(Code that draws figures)
......

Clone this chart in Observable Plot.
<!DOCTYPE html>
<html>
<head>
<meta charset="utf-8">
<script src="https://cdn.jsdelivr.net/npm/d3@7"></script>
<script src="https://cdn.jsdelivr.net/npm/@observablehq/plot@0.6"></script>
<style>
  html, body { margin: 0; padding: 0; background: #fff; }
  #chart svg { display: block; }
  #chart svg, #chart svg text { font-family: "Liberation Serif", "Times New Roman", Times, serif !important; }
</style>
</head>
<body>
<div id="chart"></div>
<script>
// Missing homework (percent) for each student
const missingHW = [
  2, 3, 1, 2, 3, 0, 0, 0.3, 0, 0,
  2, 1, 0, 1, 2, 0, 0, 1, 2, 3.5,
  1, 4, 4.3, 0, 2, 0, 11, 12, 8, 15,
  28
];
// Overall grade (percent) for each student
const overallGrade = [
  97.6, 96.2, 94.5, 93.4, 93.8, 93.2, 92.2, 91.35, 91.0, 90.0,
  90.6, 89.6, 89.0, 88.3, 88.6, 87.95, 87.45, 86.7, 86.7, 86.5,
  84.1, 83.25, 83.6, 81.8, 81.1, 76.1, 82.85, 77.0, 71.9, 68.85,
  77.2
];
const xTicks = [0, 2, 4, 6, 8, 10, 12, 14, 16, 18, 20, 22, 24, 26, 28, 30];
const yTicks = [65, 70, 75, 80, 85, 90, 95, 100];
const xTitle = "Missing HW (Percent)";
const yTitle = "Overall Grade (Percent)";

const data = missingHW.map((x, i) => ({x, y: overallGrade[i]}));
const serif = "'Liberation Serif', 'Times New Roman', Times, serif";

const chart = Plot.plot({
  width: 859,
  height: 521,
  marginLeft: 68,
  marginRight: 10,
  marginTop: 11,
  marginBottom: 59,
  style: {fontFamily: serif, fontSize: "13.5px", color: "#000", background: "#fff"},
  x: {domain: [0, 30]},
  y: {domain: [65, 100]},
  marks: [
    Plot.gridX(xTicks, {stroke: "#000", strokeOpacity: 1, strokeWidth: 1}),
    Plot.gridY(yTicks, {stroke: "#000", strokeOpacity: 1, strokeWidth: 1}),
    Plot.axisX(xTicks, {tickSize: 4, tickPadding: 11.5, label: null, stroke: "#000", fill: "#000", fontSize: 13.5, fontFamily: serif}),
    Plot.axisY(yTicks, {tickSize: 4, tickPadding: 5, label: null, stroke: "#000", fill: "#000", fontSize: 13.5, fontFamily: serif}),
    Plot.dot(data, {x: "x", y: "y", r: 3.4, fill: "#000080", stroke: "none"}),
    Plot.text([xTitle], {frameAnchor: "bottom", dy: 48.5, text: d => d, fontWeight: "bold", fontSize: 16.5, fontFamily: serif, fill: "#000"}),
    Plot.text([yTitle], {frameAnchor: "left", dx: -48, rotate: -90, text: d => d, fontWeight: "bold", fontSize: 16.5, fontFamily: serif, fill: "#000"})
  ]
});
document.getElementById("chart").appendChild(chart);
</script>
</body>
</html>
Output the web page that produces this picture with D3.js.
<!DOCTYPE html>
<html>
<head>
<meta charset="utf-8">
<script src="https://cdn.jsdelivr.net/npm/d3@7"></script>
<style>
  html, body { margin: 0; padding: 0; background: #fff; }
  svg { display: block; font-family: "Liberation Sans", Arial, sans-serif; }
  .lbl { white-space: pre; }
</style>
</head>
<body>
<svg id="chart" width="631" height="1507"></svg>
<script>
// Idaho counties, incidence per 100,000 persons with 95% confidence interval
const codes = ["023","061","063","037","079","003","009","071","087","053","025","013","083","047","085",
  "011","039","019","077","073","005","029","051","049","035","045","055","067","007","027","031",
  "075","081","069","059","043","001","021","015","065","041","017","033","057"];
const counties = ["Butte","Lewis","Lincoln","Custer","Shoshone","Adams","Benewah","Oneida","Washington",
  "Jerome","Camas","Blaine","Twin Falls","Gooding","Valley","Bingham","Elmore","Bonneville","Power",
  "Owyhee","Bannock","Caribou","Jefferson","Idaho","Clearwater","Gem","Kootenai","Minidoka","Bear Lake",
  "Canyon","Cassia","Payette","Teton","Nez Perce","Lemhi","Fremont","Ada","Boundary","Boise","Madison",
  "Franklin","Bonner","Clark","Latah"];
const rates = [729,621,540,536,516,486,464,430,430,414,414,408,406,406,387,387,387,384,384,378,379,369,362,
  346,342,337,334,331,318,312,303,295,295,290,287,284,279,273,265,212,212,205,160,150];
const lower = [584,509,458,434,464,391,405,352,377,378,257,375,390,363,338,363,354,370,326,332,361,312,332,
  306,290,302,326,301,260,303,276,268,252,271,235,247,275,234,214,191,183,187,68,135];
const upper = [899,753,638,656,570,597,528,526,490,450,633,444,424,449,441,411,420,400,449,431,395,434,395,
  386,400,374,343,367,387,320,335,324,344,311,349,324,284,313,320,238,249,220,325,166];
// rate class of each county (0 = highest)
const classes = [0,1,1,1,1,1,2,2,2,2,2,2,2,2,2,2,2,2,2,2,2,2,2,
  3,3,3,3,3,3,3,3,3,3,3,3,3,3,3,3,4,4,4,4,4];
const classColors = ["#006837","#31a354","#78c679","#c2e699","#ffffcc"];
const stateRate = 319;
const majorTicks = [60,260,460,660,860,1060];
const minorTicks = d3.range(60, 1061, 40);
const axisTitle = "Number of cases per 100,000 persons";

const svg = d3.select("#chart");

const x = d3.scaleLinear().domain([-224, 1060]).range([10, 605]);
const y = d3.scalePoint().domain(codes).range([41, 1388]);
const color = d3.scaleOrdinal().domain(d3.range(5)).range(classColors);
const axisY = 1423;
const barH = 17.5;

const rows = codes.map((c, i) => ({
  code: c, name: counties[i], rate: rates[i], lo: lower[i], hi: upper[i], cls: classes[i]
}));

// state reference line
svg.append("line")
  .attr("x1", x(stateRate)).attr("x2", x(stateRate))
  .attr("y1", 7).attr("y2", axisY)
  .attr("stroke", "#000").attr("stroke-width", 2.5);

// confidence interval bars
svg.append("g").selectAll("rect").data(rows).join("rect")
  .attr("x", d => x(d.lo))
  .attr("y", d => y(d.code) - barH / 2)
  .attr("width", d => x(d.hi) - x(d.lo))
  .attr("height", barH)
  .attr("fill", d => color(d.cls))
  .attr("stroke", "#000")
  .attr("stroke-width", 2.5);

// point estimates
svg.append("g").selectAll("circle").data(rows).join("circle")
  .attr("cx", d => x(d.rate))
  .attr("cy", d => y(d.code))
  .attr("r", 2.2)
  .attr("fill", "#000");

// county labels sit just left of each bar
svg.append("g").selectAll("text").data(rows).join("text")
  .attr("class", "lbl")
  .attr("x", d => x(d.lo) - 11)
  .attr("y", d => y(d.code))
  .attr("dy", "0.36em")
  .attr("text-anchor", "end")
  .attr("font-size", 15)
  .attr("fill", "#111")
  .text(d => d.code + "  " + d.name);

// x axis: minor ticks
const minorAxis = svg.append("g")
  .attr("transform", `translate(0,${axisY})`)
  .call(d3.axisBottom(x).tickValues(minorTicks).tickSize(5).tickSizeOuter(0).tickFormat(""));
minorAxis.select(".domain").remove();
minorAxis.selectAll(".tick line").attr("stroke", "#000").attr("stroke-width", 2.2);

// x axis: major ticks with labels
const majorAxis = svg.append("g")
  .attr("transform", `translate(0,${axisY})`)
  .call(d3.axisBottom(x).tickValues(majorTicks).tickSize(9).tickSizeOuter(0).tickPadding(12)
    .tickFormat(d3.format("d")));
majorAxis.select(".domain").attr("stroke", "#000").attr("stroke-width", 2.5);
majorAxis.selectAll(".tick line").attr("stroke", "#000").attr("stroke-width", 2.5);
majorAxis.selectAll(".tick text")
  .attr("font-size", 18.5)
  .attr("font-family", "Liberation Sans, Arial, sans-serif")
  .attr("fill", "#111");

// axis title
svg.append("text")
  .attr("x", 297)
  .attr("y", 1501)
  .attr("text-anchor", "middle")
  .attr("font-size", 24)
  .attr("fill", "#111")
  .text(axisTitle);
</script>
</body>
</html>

......

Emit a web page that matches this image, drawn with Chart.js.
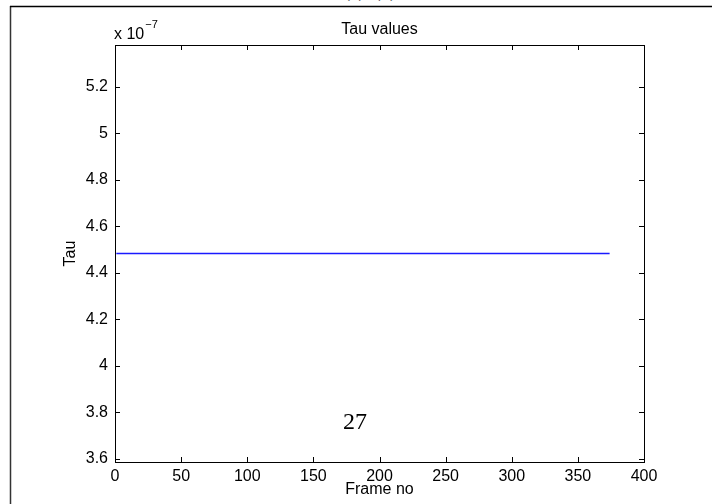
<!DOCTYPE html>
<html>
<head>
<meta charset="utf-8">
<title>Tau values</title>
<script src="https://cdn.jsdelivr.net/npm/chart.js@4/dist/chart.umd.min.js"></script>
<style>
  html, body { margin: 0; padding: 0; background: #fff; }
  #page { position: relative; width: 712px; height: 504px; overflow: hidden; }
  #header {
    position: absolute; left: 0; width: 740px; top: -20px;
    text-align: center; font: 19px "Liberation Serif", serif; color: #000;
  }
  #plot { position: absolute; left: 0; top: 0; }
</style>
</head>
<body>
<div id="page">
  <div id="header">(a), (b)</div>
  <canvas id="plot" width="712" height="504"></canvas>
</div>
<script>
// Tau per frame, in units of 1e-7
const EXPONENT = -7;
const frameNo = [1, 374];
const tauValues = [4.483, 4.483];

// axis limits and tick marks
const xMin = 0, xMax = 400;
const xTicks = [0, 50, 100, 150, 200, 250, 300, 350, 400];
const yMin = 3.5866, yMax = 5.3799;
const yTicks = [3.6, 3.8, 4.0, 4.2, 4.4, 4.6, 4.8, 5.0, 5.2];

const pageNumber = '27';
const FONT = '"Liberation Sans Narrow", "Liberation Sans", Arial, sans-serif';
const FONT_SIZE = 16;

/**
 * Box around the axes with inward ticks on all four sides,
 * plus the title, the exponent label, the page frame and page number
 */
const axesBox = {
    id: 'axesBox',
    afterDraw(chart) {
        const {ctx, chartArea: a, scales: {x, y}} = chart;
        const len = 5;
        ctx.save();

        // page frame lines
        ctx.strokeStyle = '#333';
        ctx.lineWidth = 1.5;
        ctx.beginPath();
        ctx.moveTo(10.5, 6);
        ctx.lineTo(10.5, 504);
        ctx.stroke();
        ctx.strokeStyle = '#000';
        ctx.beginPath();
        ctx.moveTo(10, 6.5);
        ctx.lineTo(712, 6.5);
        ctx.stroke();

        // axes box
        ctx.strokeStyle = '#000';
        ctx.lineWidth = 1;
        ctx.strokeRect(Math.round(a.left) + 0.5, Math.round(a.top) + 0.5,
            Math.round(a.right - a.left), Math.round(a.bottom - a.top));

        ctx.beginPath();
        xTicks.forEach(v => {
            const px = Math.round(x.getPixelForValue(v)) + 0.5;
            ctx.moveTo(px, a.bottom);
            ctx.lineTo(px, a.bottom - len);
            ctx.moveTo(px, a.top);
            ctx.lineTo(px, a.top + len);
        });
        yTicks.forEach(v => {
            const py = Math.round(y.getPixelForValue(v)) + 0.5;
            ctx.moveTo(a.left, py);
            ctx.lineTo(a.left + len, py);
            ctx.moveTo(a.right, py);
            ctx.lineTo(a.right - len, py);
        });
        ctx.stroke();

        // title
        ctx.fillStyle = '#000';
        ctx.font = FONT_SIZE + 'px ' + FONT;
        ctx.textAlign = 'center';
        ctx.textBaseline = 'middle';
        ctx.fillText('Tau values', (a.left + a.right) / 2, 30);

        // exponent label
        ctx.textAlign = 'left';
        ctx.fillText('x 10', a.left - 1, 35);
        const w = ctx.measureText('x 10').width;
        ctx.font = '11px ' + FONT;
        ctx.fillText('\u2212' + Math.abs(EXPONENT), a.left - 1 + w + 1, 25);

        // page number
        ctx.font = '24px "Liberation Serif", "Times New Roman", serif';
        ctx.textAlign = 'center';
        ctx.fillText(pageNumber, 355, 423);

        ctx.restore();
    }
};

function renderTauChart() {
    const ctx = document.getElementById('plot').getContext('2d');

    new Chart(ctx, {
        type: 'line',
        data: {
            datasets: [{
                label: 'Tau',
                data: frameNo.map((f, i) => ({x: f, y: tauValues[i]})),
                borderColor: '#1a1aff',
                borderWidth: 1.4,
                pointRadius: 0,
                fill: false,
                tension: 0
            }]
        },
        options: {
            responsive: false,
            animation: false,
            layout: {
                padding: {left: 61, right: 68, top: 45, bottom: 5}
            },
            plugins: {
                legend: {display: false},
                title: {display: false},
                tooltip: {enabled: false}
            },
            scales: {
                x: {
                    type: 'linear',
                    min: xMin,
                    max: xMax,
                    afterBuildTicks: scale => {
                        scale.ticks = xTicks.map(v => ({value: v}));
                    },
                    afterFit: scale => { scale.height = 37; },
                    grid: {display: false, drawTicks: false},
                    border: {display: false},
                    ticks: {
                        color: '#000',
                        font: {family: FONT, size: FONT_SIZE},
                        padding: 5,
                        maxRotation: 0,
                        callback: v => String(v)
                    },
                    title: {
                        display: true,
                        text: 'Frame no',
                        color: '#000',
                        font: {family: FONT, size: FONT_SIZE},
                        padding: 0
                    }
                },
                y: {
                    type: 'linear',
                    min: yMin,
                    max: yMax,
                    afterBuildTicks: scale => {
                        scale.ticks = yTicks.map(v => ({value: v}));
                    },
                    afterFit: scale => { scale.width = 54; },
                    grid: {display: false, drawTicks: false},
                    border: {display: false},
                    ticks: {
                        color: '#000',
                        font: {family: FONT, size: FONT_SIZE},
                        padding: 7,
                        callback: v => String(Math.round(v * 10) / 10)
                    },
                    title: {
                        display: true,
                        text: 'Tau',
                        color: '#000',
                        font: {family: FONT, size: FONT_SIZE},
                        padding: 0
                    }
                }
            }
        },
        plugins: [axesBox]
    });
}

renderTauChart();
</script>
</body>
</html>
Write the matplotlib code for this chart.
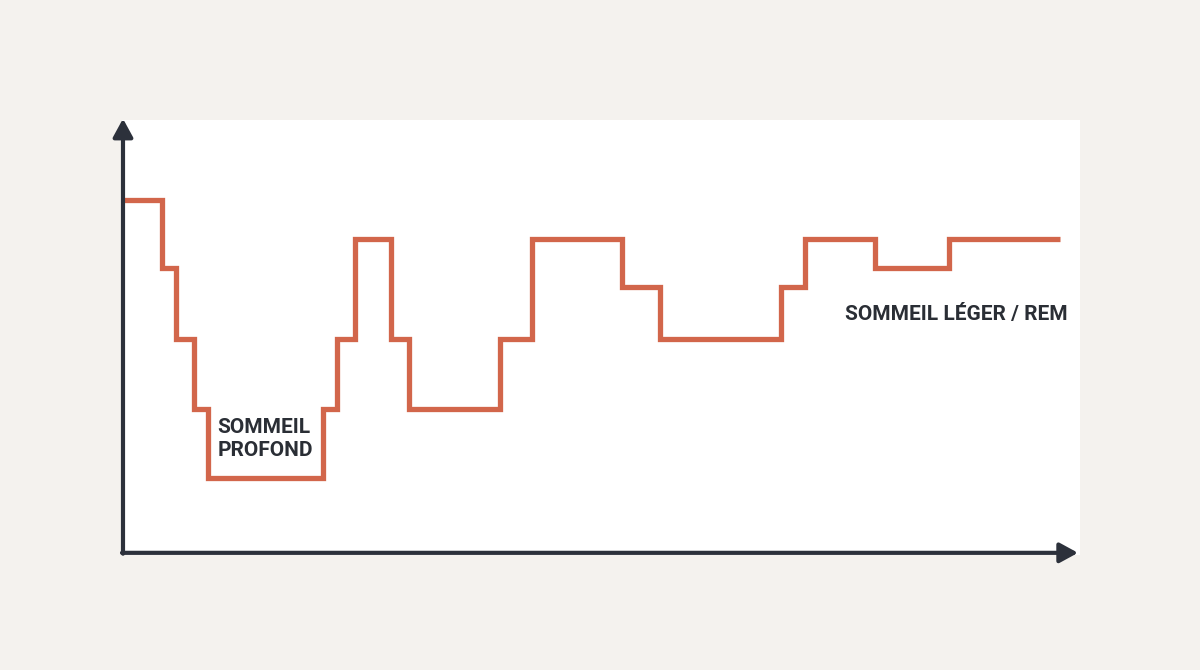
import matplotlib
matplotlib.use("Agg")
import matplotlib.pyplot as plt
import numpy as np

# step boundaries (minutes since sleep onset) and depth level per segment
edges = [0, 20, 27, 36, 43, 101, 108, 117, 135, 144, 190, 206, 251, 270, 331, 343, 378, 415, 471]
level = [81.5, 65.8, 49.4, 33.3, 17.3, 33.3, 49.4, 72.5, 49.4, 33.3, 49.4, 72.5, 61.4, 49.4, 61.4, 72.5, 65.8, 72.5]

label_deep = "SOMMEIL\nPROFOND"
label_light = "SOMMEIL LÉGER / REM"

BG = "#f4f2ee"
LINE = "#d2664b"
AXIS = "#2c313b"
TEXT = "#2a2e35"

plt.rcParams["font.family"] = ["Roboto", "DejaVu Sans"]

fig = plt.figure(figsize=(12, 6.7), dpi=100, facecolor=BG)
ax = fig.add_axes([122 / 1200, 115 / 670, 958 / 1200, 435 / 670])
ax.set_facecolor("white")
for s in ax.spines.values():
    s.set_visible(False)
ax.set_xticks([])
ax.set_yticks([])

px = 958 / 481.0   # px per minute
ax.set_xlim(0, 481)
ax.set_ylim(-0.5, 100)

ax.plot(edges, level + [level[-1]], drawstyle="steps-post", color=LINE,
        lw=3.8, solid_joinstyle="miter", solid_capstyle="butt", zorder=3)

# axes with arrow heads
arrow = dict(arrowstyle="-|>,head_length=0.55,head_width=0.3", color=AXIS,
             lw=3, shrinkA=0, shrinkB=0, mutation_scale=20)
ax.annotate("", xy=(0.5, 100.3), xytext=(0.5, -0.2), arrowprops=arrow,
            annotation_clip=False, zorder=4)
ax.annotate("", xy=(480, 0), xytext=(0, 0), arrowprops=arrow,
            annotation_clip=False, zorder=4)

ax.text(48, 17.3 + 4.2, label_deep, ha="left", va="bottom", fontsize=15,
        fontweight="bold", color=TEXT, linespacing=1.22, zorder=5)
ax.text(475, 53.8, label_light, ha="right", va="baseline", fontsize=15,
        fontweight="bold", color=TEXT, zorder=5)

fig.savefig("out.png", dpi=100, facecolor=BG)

......

* _Problem requirements_: Above are some entries. Restate word for word the lines from the one holding "Write the matplotlib code for this chart." through the one holding "import numpy as np", but not the pictures.

* _Written answer_:
Write the matplotlib code for this chart.
import matplotlib
matplotlib.use("Agg")
import matplotlib.pyplot as plt
import numpy as np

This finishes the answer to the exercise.